Maybe you are doing something with your original combined iterator/iterable in the OP? I noticed you wrote iterable.return() instead of iter.return().
> const iterable = {
[Symbol.asyncIterator]() {
let i = 0
console.log('adding listener!')
return {
next() {
return Promise.resolve({ value: i++, done: i >= 4 })
},
return() {
console.log('removing listener!')
return Promise.resolve({ value: undefined, done: true });
},
throw(error) {
console.log('removing listener!')
return Promise.reject(error);
},
}
}
}
undefined
> var iterator = iterable[Symbol.asyncIterator]()
VM59:4 adding listener!
undefined
> await iterator.return()
VM59:10 removing listener!
{value: undefined, done: true}
It may be okay in this lib to move the subscription inside the first next() invocation, but:
- It's unnecessarily wasteful to check that with each
nextinvocation [Symbol.asyncIterator]() { return this }is kind of bad, it violates the expectation that the method returns a fresh new iterator every time.
Symbol.asyncIterator { return this } is kind of bad, it violates the expectation that the method returns a fresh new iterator every time.
I don't think that's the correct expectation though. native behavior doesn't return a fresh iterator:
async function* create() {
let i = 0;
while (i < 5) yield ++i;
}
var iterable = create()
iterable[Symbol.asyncIterator]() === iterable[Symbol.asyncIterator]() // true
await iterable[Symbol.asyncIterator]().next() // 1
await iterable[Symbol.asyncIterator]().next() // 2
@jquense I see.
As far as I understand generator functions are mainly intended to be called every time you want to create an iterator, and calling [Symbol.asyncIterator] multiple times on its return value is not really intended. I guess they made the created iterator return itself in its Symbol.asyncIterator method so that it would be more convenient to do things like for await (let val of create()).
It's worth keeping in mind FWIW that the issue isn't generator functions per se. It's about adapting external event sources (something like an observable) to an async iterable.
Right now these options all seem pretty mediocre.
@taion yes, it is a bit tricky. I do think GraphQL was wise to use async iterables because they are the first built-in feature added to JS that is equivalent to observables. What are your thoughts on my PR?

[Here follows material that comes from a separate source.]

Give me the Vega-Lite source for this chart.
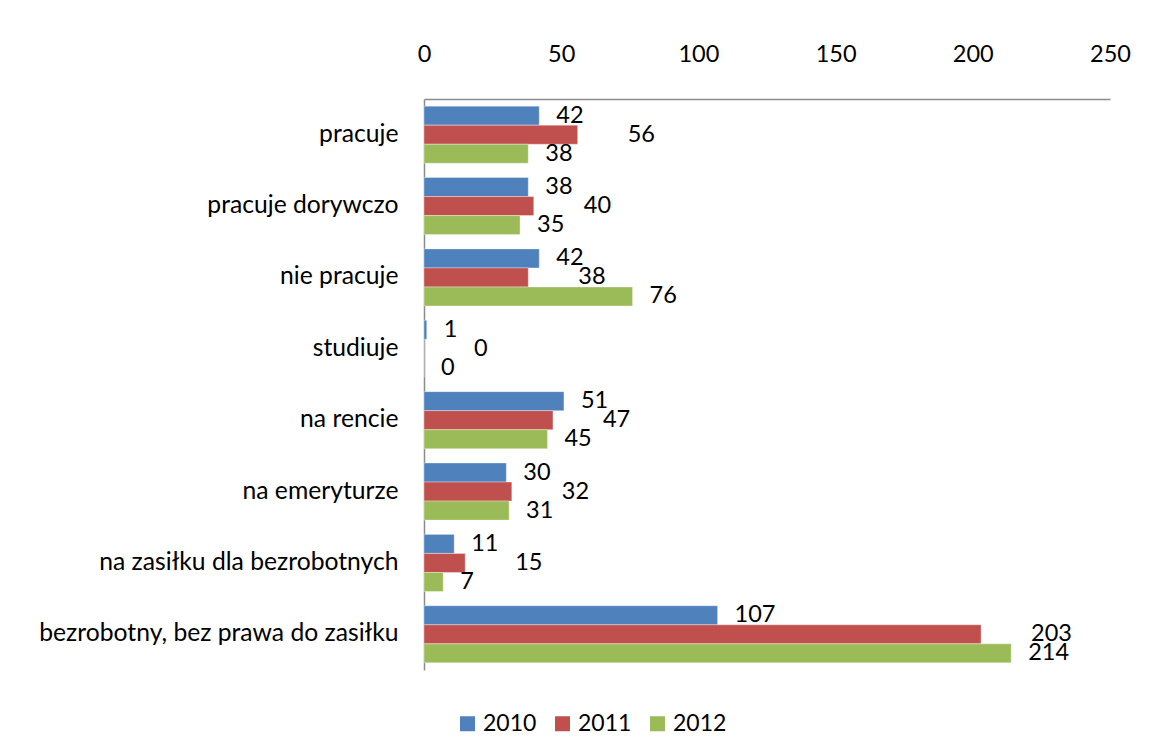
{
  "$schema": "https://vega.github.io/schema/vega-lite/v6.json",
  "autosize": {"type": "none"},
  "width": 686,
  "height": 571,
  "padding": {"left": 424, "top": 99, "right": 39, "bottom": 86},
  "background": "white",
  "config": {
    "view": {"stroke": null},
    "font": "Lato",
    "text": {"font": "Lato"}
  },
  "data": {
    "values": [
      {"cat": "pracuje", "year": "2010", "v": 42},
      {"cat": "pracuje", "year": "2011", "v": 56},
      {"cat": "pracuje", "year": "2012", "v": 38},
      {"cat": "pracuje dorywczo", "year": "2010", "v": 38},
      {"cat": "pracuje dorywczo", "year": "2011", "v": 40},
      {"cat": "pracuje dorywczo", "year": "2012", "v": 35},
      {"cat": "nie pracuje", "year": "2010", "v": 42},
      {"cat": "nie pracuje", "year": "2011", "v": 38},
      {"cat": "nie pracuje", "year": "2012", "v": 76},
      {"cat": "studiuje", "year": "2010", "v": 1},
      {"cat": "studiuje", "year": "2011", "v": 0},
      {"cat": "studiuje", "year": "2012", "v": 0},
      {"cat": "na rencie", "year": "2010", "v": 51},
      {"cat": "na rencie", "year": "2011", "v": 47},
      {"cat": "na rencie", "year": "2012", "v": 45},
      {"cat": "na emeryturze", "year": "2010", "v": 30},
      {"cat": "na emeryturze", "year": "2011", "v": 32},
      {"cat": "na emeryturze", "year": "2012", "v": 31},
      {"cat": "na zasiłku dla bezrobotnych", "year": "2010", "v": 11},
      {"cat": "na zasiłku dla bezrobotnych", "year": "2011", "v": 15},
      {"cat": "na zasiłku dla bezrobotnych", "year": "2012", "v": 7},
      {"cat": "bezrobotny, bez prawa do zasiłku", "year": "2010", "v": 107},
      {"cat": "bezrobotny, bez prawa do zasiłku", "year": "2011", "v": 203},
      {"cat": "bezrobotny, bez prawa do zasiłku", "year": "2012", "v": 214}
    ]
  },
  "encoding": {
    "y": {
      "field": "cat",
      "type": "nominal",
      "sort": null,
      "title": null,
      "scale": {"paddingInner": 0.2, "paddingOuter": 0.1},
      "axis": {
        "orient": "left",
        "ticks": false,
        "labelPadding": 26,
        "labelFontSize": 24.7,
        "labelColor": "#000000",
        "labelFont": "Lato",
        "domainColor": "#8c8c8c",
        "domainWidth": 1.5,
        "labelLimit": 500
      }
    },
    "x": {
      "field": "v",
      "type": "quantitative",
      "title": null,
      "scale": {"domain": [0, 250], "nice": false},
      "axis": {
        "orient": "top",
        "values": [0, 50, 100, 150, 200, 250],
        "grid": false,
        "ticks": false,
        "labelPadding": 33,
        "labelFontSize": 23.5,
        "labelColor": "#000000",
        "labelFont": "Lato",
        "domainColor": "#8c8c8c",
        "domainWidth": 1.5,
        "labelFlush": false
      }
    },
    "yOffset": {"field": "year", "type": "nominal", "scale": {"paddingInner": 0, "paddingOuter": 0}}
  },
  "layer": [
    {
      "mark": {"type": "bar", "stroke": "#ffffff", "strokeOpacity": 0.35, "strokeWidth": 1},
      "encoding": {
        "color": {
          "field": "year",
          "type": "nominal",
          "title": null,
          "scale": {"domain": ["2010", "2011", "2012"], "range": ["#4F81BD", "#C0504D", "#9BBB59"]},
          "legend": {
            "orient": "none",
            "direction": "horizontal",
            "legendX": 32,
            "legendY": 613,
            "symbolType": "square",
            "symbolSize": 225,
            "symbolStrokeWidth": 0,
            "labelFontSize": 23,
            "labelFont": "Lato",
            "labelColor": "#000000",
            "labelOffset": 4,
            "columnPadding": 14
          }
        }
      }
    },
    {
      "transform": [{"filter": "datum.year == '2010'"}],
      "mark": {"type": "text", "align": "left", "baseline": "middle", "dx": 17, "fontSize": 23.5, "font": "Lato", "color": "#000000"},
      "encoding": {"text": {"field": "v", "type": "quantitative"}}
    },
    {
      "transform": [{"filter": "datum.year == '2011'"}],
      "mark": {"type": "text", "align": "left", "baseline": "middle", "dx": 50, "fontSize": 23.5, "font": "Lato", "color": "#000000"},
      "encoding": {"text": {"field": "v", "type": "quantitative"}}
    },
    {
      "transform": [{"filter": "datum.year == '2012'"}],
      "mark": {"type": "text", "align": "left", "baseline": "middle", "dx": 17, "fontSize": 23.5, "font": "Lato", "color": "#000000"},
      "encoding": {"text": {"field": "v", "type": "quantitative"}}
    }
  ]
}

I think using a generator that adds listeners before it yields anything (like @jquense suggested) would be a pretty decent approach. Only thing I don't know is, does TypeScript support async generators? If not I could just move the listener registration inside the first call to next() in eventEmitterAsyncIterator.
this is where we landed btw: https://github.com/4Catalyzer/graphql-subscription-server/blob/master/src/AsyncUtils.ts#L26 it works well (so far), but yeah it's a bit easier to do with syntax than a hand made one, tho that could be wrapped up in a helper pretty easily
From the other thread, this is much worse than previously understood given https://github.com/tc39/proposal-async-iteration/issues/126#issuecomment-403454433.
At the current point, iterator.return() is just not going to work for tearing down and cleaning up resources.
@taion I understand you are frustrated and would like to see a sea change here, and I agree that we need to figure out a better solution for this, but please be technically honest: iterator.return() will work as long as people don't use async generators. "Just not going to work" will mislead people into thinking it will not work in any case.
I think it's important to be clear about this because solving this issue by switching to observables will be a far-reaching change requiring coordination between many different parts of the ecosystem and change in everyone's application code, not necessarily something I'm opposed to, but if it even happens it will take a lot of time. So until that day, it's important that we spread the word that people should avoid using async generators for GraphQL subscriptions and try to clearly explain why.